Beijing appears concerned over the move of Oli to dissolve the House of Representatives and the evolving political situation that saw a vertical split in the NCP.
This is not the first time that China has intervened in Nepal’s internal affairs.
In May and July, Hou held separate meetings with the president, the prime minister and other senior NCP leaders, including Prachanda, when Oli was facing mounting pressure to step down.
A number of political party leaders had termed the Chinese envoy’s series of meetings with the ruling party leaders as interference in Nepal’s internal political affairs.
China’s political profile in Nepal has been on the rise in the recent years with billions of dollars of investments under its multi-billion-dollar Belt and Road Initiative, including the Trans-Himalayan Multi-Dimensional Connectivity Network.
Besides the investments, China’s ambassador to Nepal Hou has made open efforts to garner support for Oli.

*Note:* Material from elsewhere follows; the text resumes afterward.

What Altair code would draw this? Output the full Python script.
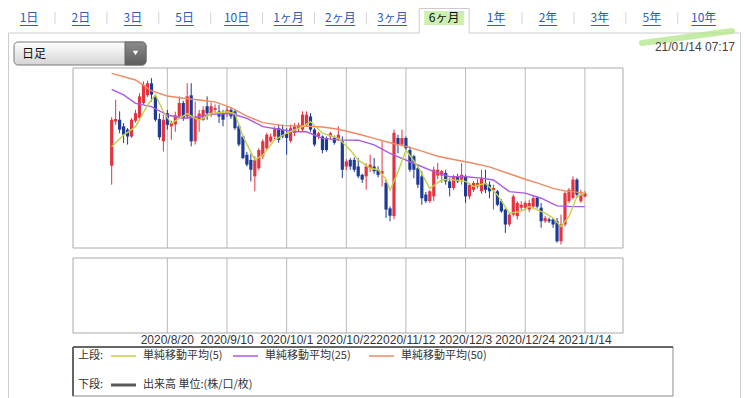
import altair as alt
import pandas as pd

# ---------------- data ----------------
opens = [104.67,105.88,105.93,105.75,105.66,105.47,105.90,105.98,106.39,106.60,
         106.93,106.57,105.95,105.34,106.11,105.75,105.80,106.02,106.39,106.02,
         106.60,105.34,105.95,105.93,106.30,106.07,106.20,106.16,106.11,106.11,
         106.20,106.16,105.75,105.47,104.97,104.83,104.38,104.60,104.93,105.15,
         105.34,105.47,105.70,105.66,105.56,105.35,105.57,105.70,105.66,105.79,
         106.02,105.66,105.47,105.47,105.43,105.47,105.43,105.38,105.34,104.65,
         104.83,104.83,104.65,104.42,104.38,104.60,104.65,104.56,104.45,104.20,
         103.50,103.29,105.43,105.25,105.43,105.10,104.93,104.60,104.38,103.88,
         103.70,103.83,104.40,104.40,104.47,104.24,104.06,104.38,104.29,104.38,
         103.83,104.01,104.10,103.97,104.20,104.15,104.00,103.97,103.70,103.47,
         103.06,103.33,103.29,103.52,103.52,103.47,103.55,103.80,103.52,103.15,
         103.20,103.20,103.15,102.60,103.06,103.70,103.79,104.29,103.70,103.83]
highs = [106.00,106.48,106.16,105.84,105.70,105.98,106.20,106.66,106.98,107.00,
         107.07,106.62,106.10,106.07,106.20,105.90,106.15,106.57,106.45,106.93,
         106.93,106.43,106.20,106.30,106.57,106.40,106.35,106.34,106.20,106.30,
         106.25,106.20,105.80,105.50,105.05,105.00,104.93,105.15,105.40,105.57,
         105.55,105.75,105.80,105.80,105.70,105.80,105.84,105.85,106.16,106.16,
         106.11,105.70,105.60,105.50,105.47,105.60,105.50,105.75,105.47,104.85,
         104.88,104.90,104.88,104.45,104.74,104.97,104.88,104.65,105.34,104.30,
         103.55,105.66,105.52,105.66,105.47,105.20,104.97,104.70,104.52,103.95,
         104.00,104.65,104.75,104.56,104.56,104.33,104.42,104.45,104.74,104.42,
         104.20,104.25,104.30,104.56,104.56,104.24,104.15,104.01,103.75,103.50,
         103.38,103.88,103.70,103.70,103.70,103.74,103.85,103.83,103.65,103.30,
         103.25,103.24,103.24,103.33,103.97,104.06,104.38,104.33,104.01,103.97]
lows = [104.15,105.79,105.56,105.29,105.25,105.43,105.85,105.90,106.35,106.55,
        106.43,105.88,105.38,105.06,105.66,105.38,105.60,106.00,105.90,105.95,
        105.20,105.25,105.60,105.90,105.93,106.00,106.10,105.84,105.75,106.00,
        105.95,105.65,105.20,104.85,104.65,104.24,103.97,104.55,104.85,105.10,
        105.30,105.40,105.30,105.42,104.97,105.30,105.48,105.60,105.61,105.75,
        105.60,105.20,105.40,105.01,105.06,105.40,105.25,105.35,104.33,104.55,
        104.56,104.50,104.33,104.20,104.01,104.50,104.45,104.35,104.10,103.24,
        103.15,103.20,105.01,105.20,105.06,104.50,104.33,104.06,103.60,103.65,
        103.65,103.70,104.30,104.20,104.15,103.83,104.00,104.20,104.15,103.65,
        103.75,103.95,104.05,103.90,103.92,103.78,103.47,103.56,103.38,102.83,
        103.00,103.28,103.20,103.45,103.45,103.40,103.50,103.50,102.97,103.10,
        103.10,102.97,102.56,102.51,103.00,103.65,103.75,103.79,103.65,103.80]
closes = [105.93,105.95,105.66,105.52,105.47,105.93,106.11,106.57,106.89,106.93,
          106.62,105.93,105.45,105.93,105.79,105.84,106.05,106.39,105.98,106.57,
          105.34,106.02,106.10,106.20,106.11,106.30,106.25,106.02,105.93,106.20,
          106.02,105.70,105.25,104.88,104.70,104.56,104.83,105.10,105.34,105.52,
          105.47,105.70,105.38,105.47,105.43,105.70,105.75,105.79,106.07,106.07,
          105.66,105.25,105.56,105.10,105.10,105.56,105.30,105.52,104.56,104.79,
          104.65,104.56,104.38,104.29,104.65,104.70,104.52,104.42,104.52,103.47,
          103.30,105.57,105.25,105.43,105.15,104.56,104.56,104.15,103.78,103.70,
          103.97,104.56,104.56,104.52,104.24,104.06,104.38,104.24,104.42,103.83,
          104.15,104.20,104.20,104.33,104.01,103.97,104.06,103.60,103.42,103.06,
          103.33,103.83,103.65,103.60,103.65,103.65,103.78,103.55,103.15,103.24,
          103.15,103.06,102.60,103.06,103.92,104.01,104.29,103.88,103.88,103.92]

ma5_idx = [0,3,6,9,11,13,15,17,19,21,22,25,29,31,33,36,38,41,44,48,50,53,57,60,62,65,67,
           69,70,72,74,77,80,83,85,89,91,94,97,100,103,105,109,111,113,115,117,119]
ma5_val = [105.19,105.51,105.74,106.33,106.61,106.15,105.83,105.97,106.10,105.97,105.92,
           106.10,106.15,106.10,105.47,104.83,104.96,105.38,105.56,105.74,105.88,105.56,
           105.42,105.10,104.83,104.60,104.56,104.30,104.00,104.50,105.10,104.65,104.05,
           104.28,104.30,104.24,104.10,104.19,103.87,103.37,103.42,103.55,103.37,103.24,
           103.00,103.28,103.82,103.92]
ma25_idx = [0,3,6,10,14,18,21,25,30,34,38,42,46,49,53,57,62,66,70,73,77,81,85,89,93,96,
            100,104,108,112,116,119]
ma25_val = [106.76,106.61,106.38,106.29,106.06,105.97,106.00,106.08,106.10,105.97,105.74,
            105.67,105.60,105.60,105.42,105.38,105.37,105.24,105.01,104.87,104.69,104.51,
            104.37,104.37,104.33,104.28,103.96,103.92,103.78,103.57,103.55,103.55]
ma50_idx = [0,6,10,14,18,22,26,30,34,38,43,48,53,57,62,66,70,74,78,82,86,90,95,100,104,
            107,111,114,119]
ma50_val = [107.20,107.02,106.72,106.58,106.52,106.47,106.42,106.26,106.03,105.85,105.77,
            105.76,105.73,105.67,105.54,105.42,105.30,105.20,105.07,104.93,104.84,104.76,
            104.64,104.45,104.30,104.20,104.05,103.98,103.92]

tick_idx = [14, 29, 44, 59, 74, 89, 104, 119]
tick_labels = ["2020/8/20", "2020/9/10", "2020/10/1", "2020/10/22",
               "2020/11/12", "2020/12/3", "2020/12/24", "2021/1/14"]
y_ticks = [103, 104, 105, 106, 107]

tabs = ["1日", "2日", "3日", "5日", "10日", "1ヶ月", "2ヶ月", "3ヶ月", "6ヶ月",
        "1年", "2年", "3年", "5年", "10年"]
selected_tab = "6ヶ月"
period_label = "日足"
timestamp = "21/01/14 07:17"
legend_upper_head = "上段:"
legend_lower_head = "下段:"
legend_upper = ["単純移動平均(5)", "単純移動平均(25)", "単純移動平均(50)"]
legend_lower = "出来高 単位:(株/口/枚)"

# ---------------- tables ----------------
candles = pd.DataFrame({"idx": list(range(len(opens))), "o": opens, "h": highs,
                        "l": lows, "c": closes})
candles["dir"] = ["up" if c >= o else "down" for o, c in zip(opens, closes)]
ma5 = pd.DataFrame({"idx": ma5_idx, "v": ma5_val})
ma25 = pd.DataFrame({"idx": ma25_idx, "v": ma25_val})
ma50 = pd.DataFrame({"idx": ma50_idx, "v": ma50_val})
ticks = pd.DataFrame({"idx": tick_idx, "label": tick_labels})
tabs_df = pd.DataFrame({"tab": tabs, "k": list(range(len(tabs)))})
one = pd.DataFrame({"k": [0]})

W, H = 550, 180
RED, BLUE = "#e5333f", "#1d3a96"
C5, C25, C50 = "#c3d147", "#ac58e6", "#ec8a62"
JP = "Noto Sans CJK JP"
NUM = "Liberation Sans"

xs = alt.Scale(domain=[-8.47, 127.33], nice=False, zero=False)
ys = alt.Scale(domain=[102.416, 107.348], nice=False, zero=False)
col = alt.Color("dir:N", scale=alt.Scale(domain=["up", "down"], range=[RED, BLUE]), legend=None)


def rect(x0, x1, y0, y1, **kw):
    return alt.Chart(one).mark_rect(**kw).encode(
        x=alt.value(x0), x2=alt.value(x1), y=alt.value(y0), y2=alt.value(y1))


def seg(x0, x1, y0, y1, **kw):
    return alt.Chart(one).mark_rule(**kw).encode(
        x=alt.value(x0), x2=alt.value(x1), y=alt.value(y0), y2=alt.value(y1))


def txt(s, x, y, **kw):
    return alt.Chart(one).mark_text(text=s, baseline="middle", **kw).encode(
        x=alt.value(x), y=alt.value(y))


layers = []
BOTTOM = 330

# ---- header: tabs ----
sel_k = tabs.index(selected_tab)
TAB0, STEP = -44, 51.9
sel_x = TAB0 + sel_k * STEP
layers.append(rect(sel_x - 20, sel_x + 20, -57, -43, fill="#c6eda0", opacity=0.85))
layers.append(seg(sel_x - 25, sel_x - 25, -59.5, -35, color="#cccccc"))
layers.append(seg(sel_x + 25, sel_x + 25, -59.5, -35, color="#cccccc"))
layers.append(seg(sel_x - 25, sel_x + 25, -59.5, -59.5, color="#cccccc"))
layers.append(seg(-64.5, sel_x - 25, -35, -35, color="#cccccc"))
layers.append(seg(sel_x + 25, 667.5, -35, -35, color="#cccccc"))
layers.append(seg(-64.5, -64.5, -35, BOTTOM, color="#cccccc"))
layers.append(seg(667.5, 667.5, -35, BOTTOM, color="#cccccc"))

layers.append(
    alt.Chart(tabs_df).transform_calculate(px=f"{TAB0} + datum.k * {STEP}")
    .mark_text(font=JP, fontSize=12, baseline="middle")
    .encode(x=alt.X("px:Q", scale=None), y=alt.value(-50), text="tab:N",
            color=alt.condition(alt.datum.tab == selected_tab, alt.value("#111111"),
                                alt.value("#2a5cb8")))
)
layers.append(
    alt.Chart(tabs_df).transform_filter(alt.datum.tab != selected_tab)
    .transform_calculate(
        px=f"{TAB0} + datum.k * {STEP}",
        w="6.6*length(replace(datum.tab, regexp('[^0-9]','g'), '')) + 11.5*length(replace(datum.tab, regexp('[0-9]','g'), ''))")
    .transform_calculate(x0="datum.px - datum.w/2", x1="datum.px + datum.w/2")
    .mark_rule(color="#2a5cb8", strokeWidth=1)
    .encode(x=alt.X("x0:Q", scale=None), x2="x1:Q", y=alt.value(-42.5))
)
layers.append(
    alt.Chart(tabs_df).transform_filter(f"datum.k < {len(tabs) - 1} && datum.k != {sel_k} && datum.k != {sel_k - 1}")
    .transform_calculate(sx=f"{TAB0} + (datum.k + 0.5) * {STEP}")
    .mark_rule(color="#d4d4d4")
    .encode(x=alt.X("sx:Q", scale=None), y=alt.value(-56), y2=alt.value(-44))
)

# ---- dropdown & timestamp ----
grad_box = alt.Gradient(gradient="linear", x1=0, x2=0, y1=0, y2=1,
                        stops=[alt.GradientStop(offset=0, color="#ffffff"),
                               alt.GradientStop(offset=1, color="#d4d4d4")])
grad_btn = alt.Gradient(gradient="linear", x1=0, x2=0, y1=0, y2=1,
                        stops=[alt.GradientStop(offset=0, color="#8c8c8c"),
                               alt.GradientStop(offset=1, color="#5c5c5c")])
layers.append(rect(-59, 73, -26, -3, fill=grad_box, stroke="#7a7a7a", strokeWidth=1, cornerRadius=4))
layers.append(rect(52, 73, -26, -3, fill=grad_btn, stroke="#666666", strokeWidth=1,
                   cornerRadiusTopRight=4, cornerRadiusBottomRight=4))
layers.append(alt.Chart(one).mark_point(shape="triangle-down", filled=True, color="white",
                                        size=28, opacity=1)
              .encode(x=alt.value(62.5), y=alt.value(-15)))
layers.append(txt(period_label, -51, -14, font=JP, fontSize=12, align="left", color="#111"))
layers.append(seg(569, 659, -25, -37, color="#b7e78f", strokeWidth=6, opacity=0.8, strokeCap="round"))
layers.append(txt(timestamp, 662, -21, font=NUM, fontSize=12, align="right", color="#444"))

# ---- main panel ----
layers.append(alt.Chart(ticks).mark_rule(color="#b9b9b9", strokeWidth=1)
              .encode(x=alt.X("idx:Q", scale=xs, axis=None), y=alt.value(0), y2=alt.value(H)))
layers.append(
    alt.Chart(candles).mark_rule(strokeWidth=1).encode(
        x=alt.X("idx:Q", scale=xs, axis=None),
        y=alt.Y("l:Q", scale=ys, axis=alt.Axis(
            orient="right", values=y_ticks, grid=True, gridColor="#d6d6d6", gridWidth=2,
            tickColor="#9a9a9a", tickSize=10, labelFont=NUM, labelFontSize=11,
            labelColor="#333", labelPadding=3, domain=False, title="", format="d")),
        y2="h:Q", color=col)
)
layers.append(
    alt.Chart(candles).mark_bar(size=3.2).encode(
        x=alt.X("idx:Q", scale=xs, axis=None),
        y=alt.Y("o:Q", scale=ys, axis=None), y2="c:Q", color=col)
)
for d, c in [(ma50, C50), (ma25, C25), (ma5, C5)]:
    layers.append(alt.Chart(d).mark_line(color=c, strokeWidth=1.4).encode(
        x=alt.X("idx:Q", scale=xs, axis=None), y=alt.Y("v:Q", scale=ys, axis=None)))
layers.append(rect(0, W, 0, H, fillOpacity=0, stroke="#aaaaaa", strokeWidth=1))

# ---- lower panel ----
LT, LB = 190, 265
layers.append(alt.Chart(ticks).mark_rule(color="#b9b9b9", strokeWidth=1)
              .encode(x=alt.X("idx:Q", scale=xs, axis=None), y=alt.value(LT), y2=alt.value(LB)))
layers.append(rect(0, W, LT, LB, fillOpacity=0, stroke="#aaaaaa", strokeWidth=1))
layers.append(alt.Chart(ticks).mark_text(font=NUM, fontSize=12, color="#333", baseline="middle")
              .encode(x=alt.X("idx:Q", scale=xs, axis=None), y=alt.value(272), text="label:N"))

# ---- legend box ----
LB0, LB1 = 279, 328
layers.append(rect(0, 600, LB0, LB1, fillOpacity=0, stroke="#8a8a8a", strokeWidth=1))
layers.append(seg(0, 600, LB0, LB0, color="#666666", strokeWidth=2))
layers.append(seg(0, 0, LB0, LB1, color="#666666", strokeWidth=2))
R1, R2 = 288, 317
layers.append(txt(legend_upper_head, 5, R1, font=JP, fontSize=11, align="left", color="#333"))
for (x0, x1, tx), c, lab in zip([(38, 63, 70), (160, 185, 192), (296, 321, 328)],
                                [C5, C25, C50], legend_upper):
    layers.append(seg(x0, x1, R1, R1, color=c, strokeWidth=1.5))
    layers.append(txt(lab, tx, R1, font=JP, fontSize=11, align="left", color="#333"))
layers.append(txt(legend_lower_head, 5, R2, font=JP, fontSize=11, align="left", color="#333"))
layers.append(seg(38, 63, R2, R2, color="#5a5a5a", strokeWidth=3))
layers.append(txt(legend_lower, 70, R2, font=JP, fontSize=11, align="left", color="#333"))

chart = alt.layer(*layers).properties(
    width=W, height=H,
    autosize=alt.AutoSizeParams(type="none"),
    padding={"left": 65, "top": 60, "right": 118, "bottom": 150},
    background="white",
).configure_view(strokeWidth=0)

chart.save("out.html", embed_options={"renderer": "svg", "actions": False})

The CPC and NCP were regularly engaged in training programmes.
In September last year, the NCP had even organised a symposium, inviting some CPC leaders to Kathmandu to impart training to Nepali leaders on the Xi Jinping thought ahead of the visit of the Chinese president, his first to Nepal, according to a Kathmandu Post report.
In a guarded reaction to the fast-paced political developments in Nepal, India on Thursday said it was an ”internal matter” of the neighbouring nation and it was for the country to decide as per its democratic processes.
”We have noted the recent political developments in Nepal. These are internal matters for Nepal to decide as per its democratic processes,” External Affairs Ministry Spokesperson Anurag Srivastava said in New Delhi.
”As a neighbour and well-wisher, India will continue to support Nepal and its people in moving forward on the path of peace, prosperity and development,” he said.